OBJECTIVES: to compare changes over time in the in-hospital mortality and the mortality from discharge to 30 days post-discharge for six highly prevalent discharge diagnoses in acutely admitted older patients as well as to assess the effect of separately analysing the in-hospital mortality and the mortality from discharge to 30 days post-discharge.
STUDY DESIGN AND SETTING: retrospective analysis of Dutch hospital and mortality data collected between 2000 and 2010.
SUBJECTS: the participants included 263,746 people, aged 65 years and above, who were acutely admitted for acute myocardial infarction (AMI), heart failure (HF), stroke, chronic obstructive pulmonary disease, pneumonia or hip fracture.
METHODS: we compared changes in the in-hospital mortality and mortality from discharge to 30 days post-discharge in the Netherlands using a logistic- and a multinomial regression model.
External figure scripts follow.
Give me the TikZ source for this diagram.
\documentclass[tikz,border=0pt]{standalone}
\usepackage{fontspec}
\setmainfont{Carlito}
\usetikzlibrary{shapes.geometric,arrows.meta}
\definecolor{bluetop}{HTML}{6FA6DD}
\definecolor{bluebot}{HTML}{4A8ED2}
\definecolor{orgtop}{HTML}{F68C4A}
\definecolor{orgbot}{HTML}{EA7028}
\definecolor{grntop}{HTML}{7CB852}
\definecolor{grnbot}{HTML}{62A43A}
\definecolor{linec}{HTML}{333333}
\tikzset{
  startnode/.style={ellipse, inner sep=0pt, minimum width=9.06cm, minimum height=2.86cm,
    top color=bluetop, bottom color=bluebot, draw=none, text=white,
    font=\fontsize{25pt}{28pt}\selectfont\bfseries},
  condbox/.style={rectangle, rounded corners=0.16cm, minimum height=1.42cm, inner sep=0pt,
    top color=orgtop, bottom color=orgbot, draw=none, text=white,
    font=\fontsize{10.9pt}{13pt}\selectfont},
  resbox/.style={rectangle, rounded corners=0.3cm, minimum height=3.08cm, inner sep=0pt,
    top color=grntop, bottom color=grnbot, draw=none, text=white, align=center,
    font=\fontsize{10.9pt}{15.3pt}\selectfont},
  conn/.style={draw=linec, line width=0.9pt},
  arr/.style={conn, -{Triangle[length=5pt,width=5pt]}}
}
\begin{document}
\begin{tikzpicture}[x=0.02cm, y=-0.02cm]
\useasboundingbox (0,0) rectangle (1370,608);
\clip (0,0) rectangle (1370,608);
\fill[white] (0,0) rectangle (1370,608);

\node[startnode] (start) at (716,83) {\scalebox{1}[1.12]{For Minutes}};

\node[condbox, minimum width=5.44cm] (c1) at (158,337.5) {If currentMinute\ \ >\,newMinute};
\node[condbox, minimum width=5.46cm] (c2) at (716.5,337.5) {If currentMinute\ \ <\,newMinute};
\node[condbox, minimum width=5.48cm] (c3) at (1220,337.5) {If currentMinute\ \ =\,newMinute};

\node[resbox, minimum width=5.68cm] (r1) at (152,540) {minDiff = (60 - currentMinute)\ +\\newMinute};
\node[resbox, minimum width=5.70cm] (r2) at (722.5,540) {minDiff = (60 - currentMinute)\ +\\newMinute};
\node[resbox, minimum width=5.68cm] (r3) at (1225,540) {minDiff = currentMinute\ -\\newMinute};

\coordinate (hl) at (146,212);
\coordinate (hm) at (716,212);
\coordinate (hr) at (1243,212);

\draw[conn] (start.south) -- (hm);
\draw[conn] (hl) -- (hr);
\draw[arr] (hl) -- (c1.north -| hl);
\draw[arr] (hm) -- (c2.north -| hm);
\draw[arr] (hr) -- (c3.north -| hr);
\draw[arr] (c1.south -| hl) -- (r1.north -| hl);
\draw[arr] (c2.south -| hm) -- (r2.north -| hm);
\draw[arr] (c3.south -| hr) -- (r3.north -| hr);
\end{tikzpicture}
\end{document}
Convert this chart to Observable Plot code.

RESULTS: for all six diagnoses, the mortality from admission to 30 days post-discharge declined between 2000 and 2009. The decline ranged from a relative risk ratio (RRR) of 0.41 [95% confidence interval (CI) 0.38-0.45] for AMI to 0.77 [0.73-0.82] for HF. In separate analyses, the in-hospital mortality decreased for all six diagnoses. The mortality from discharge to 30 days post-discharge in 2009 compared to 2000 depended on the diagnosis, and either declined, remained unchanged or increased.
CONCLUSIONS: the decline in hospital mortality in acutely admitted older patients was largely attributable to the lower in-hospital mortality, while the change in the mortality from discharge to 30 days post-discharge depended on the diagnosis. Separately reporting the two rate estimates might be more informative than providing an overall hospital mortality rate.